The results show that producing a composite material based on Al-Mg-Sc alloy and Mo powder using the friction stir processing method is a controversial choice. Firstly, at least four passes are required to evenly distribute the powder in the stir zone (except for the 5 wt% Mo additive, where three passes are sufficient), making the process more time-consuming. For example, the sample with 15 wt% Mo requires four passes to achieve a defect-free stir zone (Figure 6 and Figure 7). Even after three passes, voids are formed in the tool shoulder influence zone, which leads to a drop in the tensile properties of the material, despite a rather uniform distribution of the powder in the SZ main part. This is because in the first stages, the powder is transferred in large clusters, so there is not sufficient material to fill the required volume of the SZ, and this leads to defect formation. Secondly, Mo does not interact with the processed metal even after four tool passes. As a result, no intermetallic compounds are formed in the stir zone. In addition to the fact that no intermetallic compounds are formed at the FSP, the structural analysis results show that Mo is irregularly distributed in the SZ. There is no dependence in the arrangement of Mo particles in the SZ on the microlevel, and given that the grain size remains similar to the FSW’ed material without Mo, this additive does not affect grain growth. It does not contribute to the material hardening by increasing the grain boundary spreading.

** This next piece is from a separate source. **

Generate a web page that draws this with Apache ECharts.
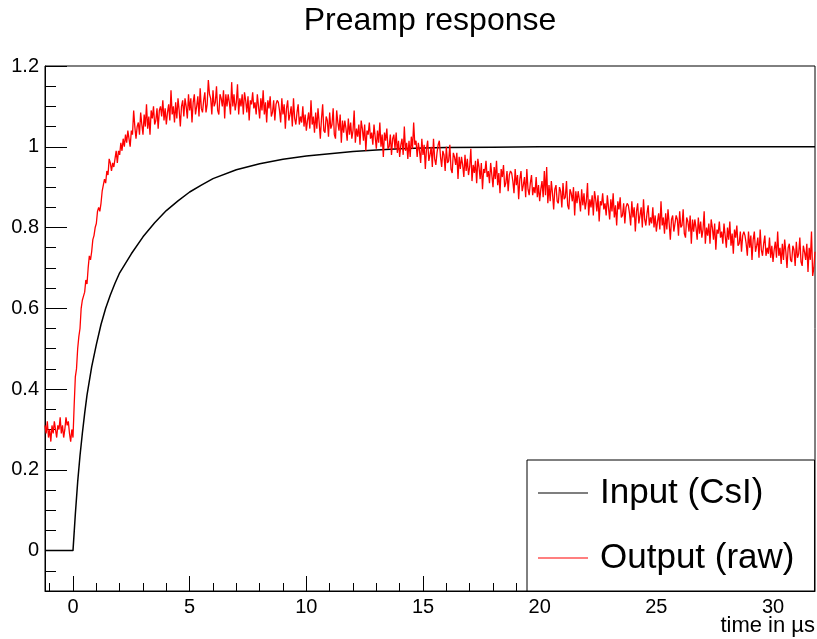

In [7], it was shown that when a composite material based on aluminum alloy and molybdenum powder is produced using electron-beam additive manufacturing, Mo interacts with the aluminum matrix due to high temperatures. As a result, Al₁₂Mo, Al₈Mo₃, Al₁₈Mg₃Mo₂ and other intermetallic compounds are formed when the melt solidifies. However, the microhardness of the material produced in [7] is much lower than in the stir zone of the FSP composite, excluding the areas with intermetallic particles. The stir zone of the Mo-rich Al-Mg-Sc alloy possesses increased microhardness. Samples with high Mo content provide the greatest boost: at 10 wt% and 15 wt% Mo microhardness increases by 28% compared to the base metal. This is because, in the stir zone, the fine-dispersed Mo particles are uniformly distributed to contribute to the increase in microhardness. Nevertheless, even at 5 wt% Mo, the microhardness increases by 10–11% compared to the base metal, in contrast to FSW’ed Al-Mg-Sc alloy, in the SZ of which the microhardness decreases by 10% on average [23].

As for the friction characteristics, the additive material also has no dependence between the Mo content and the CoF: it is lower than that of the original metal only in one case—at 1.2 g powder per layer, whereas at 0.3–0.9 g per layer the CoF is higher or equal to that of the original metal. In our case, the CoF at 15 wt% Mo is approximately equal to the initial metal, and at 5 wt% and 10 wt% Mo is lower, which testifies to the improvement of friction characteristics. Moreover, it can be noted that the less Mo in the stir zone, the lower its CoF. Consequently, a more sophisticated analysis of the effect of Mo content in the Al-Mg-Sc alloy on its friction characteristics will be required in the future, but the data already obtained show that at least 5 wt% Mo in the SZ of the FSP composite allows an increase in the aluminum alloy’s strength and wear characteristics. At the same time, despite the absence of hard intermetallic compounds in the SZ, the FSP method of composite production also demonstrates advantages over additive manufacturing, providing improved performance at different Mo concentrations. It is explained by the more homogeneous distribution of fine-dispersed Mo particles due to the stirring process (against additive manufacturing), which provides increased mechanical properties, more uniform microhardness profiles, and better friction characteristics.

Therefore, the data obtained show the effectiveness of the investigated method for producing materials with improved characteristics. However, additional studies are required to determine the optimal concentrations of additives to achieve the maximum effect of structural modification.

5. Conclusions

The following conclusions were drawn as a result of the research conducted:

• At least three FSW-tool passes are required for the uniform distribution of the Mo powder additive in the stir zone of the Al-Mg-Sc alloy, and the higher the Mo content, the more passes are required. Thus, 10 wt% Mo requires four tool passes, whereas at 15 wt% Mo, after four passes, the material properties are worse than at 10 wt%.
• The addition of Mo does not influence the process of the dynamic recrystallization of material at FSP. It does not contribute to a reduction in grain size, which remains at the level of the material processed without adding Mo.
• During the FSP, Mo does not interact with the aluminum alloy matrix, and therefore there is no formation of intermetallic compounds in the stir zone.
• The stir zone microhardness with Mo powder added after four passes increased by 10–28% compared to the base metal. The higher the Mo content, the higher the microhardness of the processed area.
• All the samples with Mo added from 5 to 15 wt% after four passes have the same values of the ultimate tensile strength and no considerable difference in the yield strength of the material. The material ductility is more noticeably different—23–24 % for 10 and 15 wt% and approximately 15% for 15 wt% Mo.
• The addition of Mo powder influences the friction characteristics of Al-Mg-Sc alloy. Herewith, a positive effect is achieved with a small Mo powder content. Thus, at 5 wt% Mo, the material CoF decreases to 0.2 whereas at 15 wt% Mo, it is equal to 0.24, similar to the Mo-free material. Such a change of friction characteristics requires further investigation of the Mo content effect on the friction coefficient change.